Commenting on Pakistan’s diplomatic efforts to secure peace in the Middle East, Aurangzeb said, “Pakistan is playing its role, with prime minister sahib, field marshal sahib, deputy prime minister sahib. May God make us take things to the finishing line.”

However, he cautioned that even if hostilities cease soon, the resulting crisis would remain for “weeks and months” as energy infrastructure has been hit and continues to be hit across the Gulf.

During his speech, Aurangzeb detailed that government meetings are held on a daily basis, where steps taken by others in South Asia and even those in Southeast Asia are studied.

“Rationing has begun in a lot of countries […] even people with deep pockets have already transmitted the price.
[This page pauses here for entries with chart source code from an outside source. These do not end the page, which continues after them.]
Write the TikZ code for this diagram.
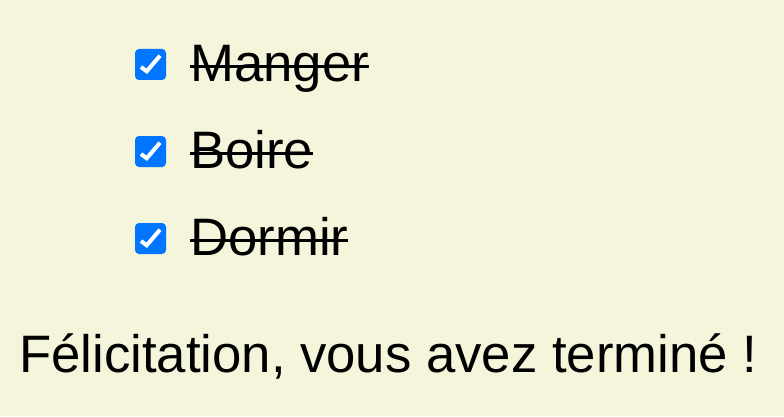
\documentclass[tikz,border=0pt]{standalone}
\usepackage{fontspec}
\setmainfont{Liberation Sans}
\usepackage{tikz}
\definecolor{beigebg}{RGB}{245,245,220}
\definecolor{checkblue}{RGB}{0,117,255}
\tikzset{
  checkbox/.style={fill=checkblue, rounded corners=4pt, minimum size=31pt, inner sep=0pt},
  item/.style={anchor=base west, inner sep=0pt, font=\fontsize{52.7}{60}\selectfont},
  tick/.style={white, line width=4pt},
  strike/.style={line width=3.5pt}
}
\begin{document}
\begin{tikzpicture}
\fill [beigebg] (0,0) rectangle (784pt,416pt);
\useasboundingbox (0,0) rectangle (784pt,416pt);
\node [item] (manger) at (190pt,334.5pt) {Manger};
\node [item] (boire) at (190pt,247.5pt) {Boire};
\node [item] (dormir) at (190pt,160.5pt) {Dormir};
\node [checkbox] (box1) at (150.5pt,351.5pt) {};
\node [checkbox] (box2) at (150.5pt,264.5pt) {};
\node [checkbox] (box3) at (150.5pt,177.5pt) {};
\foreach \b in {box1,box2,box3}
  \draw [tick] ([shift={(-9.5pt,-2.5pt)}]\b.center) -- ([shift={(-3.8pt,-6.8pt)}]\b.center) -- ([shift={(9.5pt,8.8pt)}]\b.center);
\foreach \t in {manger,boire,dormir}
  \draw [strike] ([yshift=15pt]\t.base west) -- ([yshift=15pt]\t.base east);
\node [item] (bravo) at (19pt,44pt) {Félicitation, vous avez terminé !};
\end{tikzpicture}
\end{document}
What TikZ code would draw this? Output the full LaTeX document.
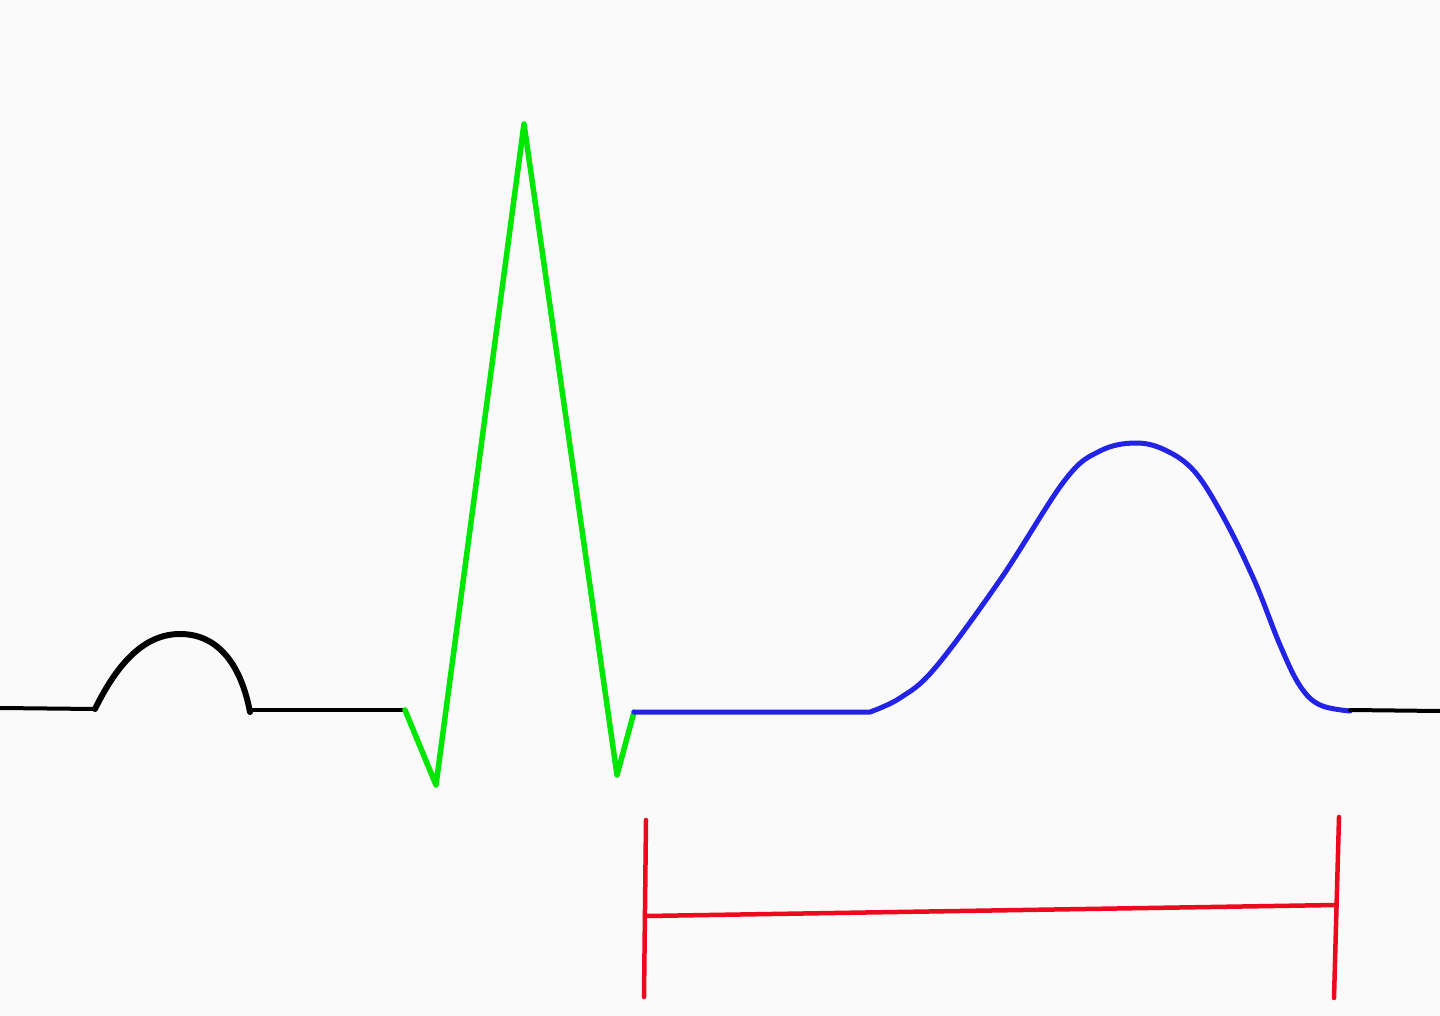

If you compare internationally, in the UAE, petrol prices were increased by 30pc and diesel prices by 70pc,” he said.

The minister cited Bangladesh, Sri Lanka, India, Philippines and Cambodia as examples of nations hit hard by the ongoing crisis.

In an apparent response to remarks made by other lawmakers, Aurangzeb stressed the need to set some facts straight after “statements were made that had no connection with reality”.

The minister highlighted that a blanket subsidy had been given, halting the transmission of oil price hikes to the public from March 14 to April 4.

“It is important to reinforce that a blanket subsidy of Rs129 billion was given,” he asserted, pointing out that funds were sourced through austerity measures, which were also facing a third-party audit.

The budget for Public Sector Development Programme (PSDP) was cut by Rs100bn, Aurangzeb noted, adding that dividends and profits were obtained from state-owned enterprises (SOEs).

“On the question of whether the deserving segments were taken care of or not, so a targeted subsidy was announced right at that time,” he said, referring to the subsidies aimed at bikers, public transport and small-scale farmers.

“We have not just announced the subsidies; the dirbursement are underway and the process had begun on Saturday,” Aurangzeb highlighted.

The minister noted that “very constructive suggestions” had come from the treasury and opposition benches.

“While we should hope for the best, we have to plan for the worst and hope is not a strategy,” he remarked.